The events in Taiwan over the past two years followed a path familiar to LGBT activists the world over – as same-sex couples struggled for rights in the face of social prejudice. In 2017, the Constitutional Court found Taiwan’s existing marriage act violated the Constitution on discrimination grounds by excluding same-sex couples.

The court gave Parliament two years to rectify this, but public opposition led to a referendum in 2018 to gauge public opinion on same-sex marriage. Too often around the world, LGBT people’s fundamental rights are debated in the court of public opinion, throwing the right to non-discrimination into question. The results of the referendum were clear – the majority rejected marriage equality.

In a last-ditch attempt to prevent marriage equality, two alternative bills were introduced in parliament that offered a separate, and unequal, form of partnership recognition that fell far short of marriage. But Taiwan’s lawmakers rejected these initiatives and voted in favor of the bill first proposed by the cabinet that provides a path to marriage for same-sex couples.
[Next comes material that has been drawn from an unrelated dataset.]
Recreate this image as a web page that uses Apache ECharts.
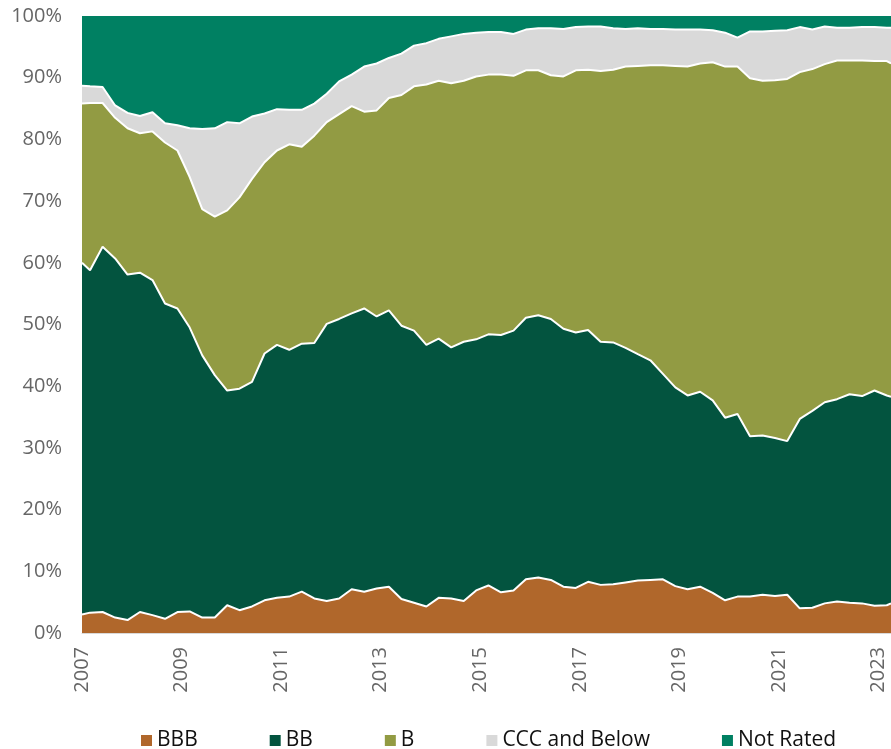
<!DOCTYPE html>
<html>
<head>
<meta charset="utf-8">
<script src="https://cdn.jsdelivr.net/npm/echarts@6/dist/echarts.min.js"></script>
<style>
  html, body { margin: 0; padding: 0; background: #fff; }
  #chart { width: 891px; height: 749px; }
</style>
</head>
<body>
<div id="chart"></div>
<script>
var myChart = echarts.init(document.getElementById('chart'));

// month-end observations
var dates = [
  '2006-12', '2007-02', '2007-05', '2007-08', '2007-11',
  '2008-02', '2008-05', '2008-08', '2008-11',
  '2009-02', '2009-05', '2009-08', '2009-11',
  '2010-02', '2010-05', '2010-08', '2010-11',
  '2011-02', '2011-05', '2011-08', '2011-11',
  '2012-02', '2012-05', '2012-08', '2012-11',
  '2013-02', '2013-05', '2013-08', '2013-11',
  '2014-02', '2014-05', '2014-08', '2014-11',
  '2015-02', '2015-05', '2015-08', '2015-11',
  '2016-02', '2016-05', '2016-08', '2016-11',
  '2017-02', '2017-05', '2017-08', '2017-11',
  '2018-02', '2018-05', '2018-08', '2018-11',
  '2019-02', '2019-05', '2019-08', '2019-11',
  '2020-02', '2020-05', '2020-08', '2020-11',
  '2021-02', '2021-05', '2021-08', '2021-11',
  '2022-02', '2022-05', '2022-08', '2022-11',
  '2023-02', '2023-03'
];

var bbb = [3.0, 3.3, 3.4, 2.5, 2.1, 3.4, 2.9, 2.3, 3.4, 3.5, 2.5, 2.5,
  4.5, 3.7, 4.3, 5.3, 5.7, 5.9, 6.7, 5.6, 5.2, 5.6,
  7.1, 6.7, 7.2, 7.5, 5.5, 4.9, 4.3, 5.7, 5.6, 5.2,
  6.9, 7.7, 6.6, 6.9, 8.7, 9.0, 8.6, 7.5, 7.3, 8.3,
  7.8, 7.9, 8.2, 8.5, 8.6, 8.7, 7.6, 7.1, 7.5, 6.5,
  5.3, 5.9, 5.9, 6.2, 6.0, 6.2, 4.0, 4.1, 4.8, 5.1,
  4.9, 4.8, 4.4, 4.5, 4.8];

var bb = [57.0, 55.5, 59.2, 58.2, 56.0, 55.0, 54.3, 51.1, 49.2, 46.0, 42.5, 39.3,
  34.8, 35.9, 36.4, 40.0, 41.0, 40.0, 40.2, 41.4, 44.9, 45.3,
  44.7, 45.9, 44.1, 44.8, 44.3, 44.1, 42.4, 42.0, 40.7, 42.0,
  40.7, 40.7, 41.7, 42.1, 42.4, 42.5, 42.3, 41.8, 41.4, 40.8,
  39.4, 39.2, 38.0, 36.7, 35.6, 33.3, 32.2, 31.4, 31.6, 31.2,
  29.6, 29.6, 26.0, 25.8, 25.6, 24.9, 30.7, 31.9, 32.6, 32.8,
  33.8, 33.6, 34.9, 34.0, 33.5];

var b = [25.8, 27.1, 23.3, 22.8, 23.7, 22.6, 24.1, 26.1, 25.6, 24.4, 23.7, 25.7,
  29.2, 31.0, 32.9, 31.0, 31.5, 33.3, 31.9, 33.6, 32.7, 33.2,
  33.6, 31.9, 33.4, 34.4, 37.4, 39.6, 42.2, 41.8, 42.8, 42.3,
  42.6, 42.1, 42.2, 41.3, 40.1, 39.7, 39.5, 40.9, 42.5, 42.2,
  43.9, 44.2, 45.6, 46.7, 47.8, 50.0, 52.1, 53.3, 53.2, 54.8,
  56.9, 56.3, 58.0, 57.5, 58.0, 58.7, 56.2, 55.4, 54.8, 54.9,
  54.1, 54.4, 53.4, 54.2, 54.0];

var ccc = [2.9, 2.7, 2.6, 2.0, 2.5, 2.8, 3.1, 3.1, 4.1, 7.9, 13.0, 14.3,
  14.3, 12.0, 10.1, 7.9, 6.7, 5.6, 6.0, 5.2, 4.6, 5.3,
  5.1, 7.3, 7.6, 6.5, 6.7, 6.6, 6.7, 6.8, 7.6, 7.6,
  7.1, 6.9, 6.9, 6.8, 6.6, 6.8, 7.6, 7.7, 7.0, 7.0,
  7.2, 6.7, 6.1, 6.1, 5.9, 5.9, 5.9, 6.0, 5.5, 5.2,
  5.5, 4.7, 7.6, 8.0, 8.0, 7.9, 7.3, 6.4, 6.1, 5.3,
  5.3, 5.4, 5.5, 5.4, 5.8];

var nr = [11.3, 11.4, 11.5, 14.5, 15.7, 16.2, 15.6, 17.4, 17.7, 18.2, 18.3, 18.2,
  17.2, 17.4, 16.3, 15.8, 15.1, 15.2, 15.2, 14.2, 12.6, 10.6,
  9.5, 8.2, 7.7, 6.8, 6.1, 4.8, 4.4, 3.7, 3.3, 2.9,
  2.7, 2.6, 2.6, 2.9, 2.2, 2.0, 2.0, 2.1, 1.8, 1.7,
  1.7, 2.0, 2.1, 2.0, 2.1, 2.1, 2.2, 2.2, 2.2, 2.3,
  2.7, 3.5, 2.5, 2.5, 2.4, 2.3, 1.8, 2.2, 1.7, 1.9,
  1.9, 1.8, 1.8, 1.9, 1.9];

var names = ['BBB', 'BB', 'B', 'CCC and Below', 'Not Rated'];
var COLORS = ['#b0672b', '#03543f', '#929b43', '#d9d9d9', '#008062'];

// 'YYYY-MM' -> end of that month (= first day of next month)
function monthEnd(d) {
  var p = d.split('-');
  return new Date(parseInt(p[0]), parseInt(p[1]), 1).getTime();
}

function makeSeries(name, values, idx) {
  return {
    name: name,
    type: 'line',
    stack: 'total',
    xAxisIndex: 0,
    symbol: 'none',
    color: COLORS[idx],
    lineStyle: { color: '#fff', width: idx === 4 ? 0 : 2 },
    areaStyle: { color: COLORS[idx], opacity: 1 },
    emphasis: { disabled: true },
    data: dates.map(function (d, i) { return [monthEnd(d), values[i]]; })
  };
}

var option = {
  animation: false,
  grid: { left: 82, right: 0, top: 16, bottom: 116 },
  legend: {
    data: names.map(function (n) {
      return n === 'CCC and Below' ? { name: n, textStyle: { width: 156 } } : { name: n };
    }),
    left: 136,
    top: 725,
    icon: 'rect',
    itemWidth: 11,
    itemHeight: 11,
    itemGap: 72,
    itemStyle: { borderWidth: 0 },
    textStyle: { fontFamily: 'Open Sans', fontSize: 21, color: '#111' }
  },
  xAxis: [{
    // data axis
    type: 'time',
    position: 'bottom',
    min: new Date(2007, 0, 1).getTime(),
    max: monthEnd('2023-03'),
    axisLine: { show: true, lineStyle: { color: '#d9d9d9' } },
    axisTick: { show: false },
    axisLabel: { show: false },
    splitLine: { show: false }
  }, {
    // year labels, every two years
    type: 'value',
    position: 'bottom',
    offset: 0,
    min: 2007,
    max: 2023.25,
    interval: 2,
    axisLine: { show: false },
    axisTick: { show: false },
    splitLine: { show: false },
    axisLabel: {
      rotate: 90,
      margin: 14,
      fontFamily: 'Open Sans',
      fontSize: 20,
      color: '#666',
      showMaxLabel: false,
      formatter: function (v) { return Number.isInteger(v) ? String(v) : ''; }
    }
  }],
  yAxis: {
    type: 'value',
    min: 0,
    max: 100,
    interval: 10,
    axisLine: { show: false },
    axisTick: { show: false },
    splitLine: { lineStyle: { color: '#d9d9d9' } },
    axisLabel: {
      formatter: '{value}%',
      margin: 20,
      fontFamily: 'Open Sans',
      fontSize: 20,
      color: '#666'
    }
  },
  series: [
    makeSeries(names[0], bbb, 0),
    makeSeries(names[1], bb, 1),
    makeSeries(names[2], b, 2),
    makeSeries(names[3], ccc, 3),
    makeSeries(names[4], nr, 4)
  ]
};

myChart.setOption(option);
</script>
</body>
</html>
A cornerstone of democracy is the protection of minority rights from the whim of the majority. LGBT people require protection from discrimination, precisely because of social attitudes that lead to systemic discrimination.

Taiwan’s lawmakers voted to uphold minority rights in the face of discrimination, and in doing so set a positive example for the region. Today is indeed a day for celebration.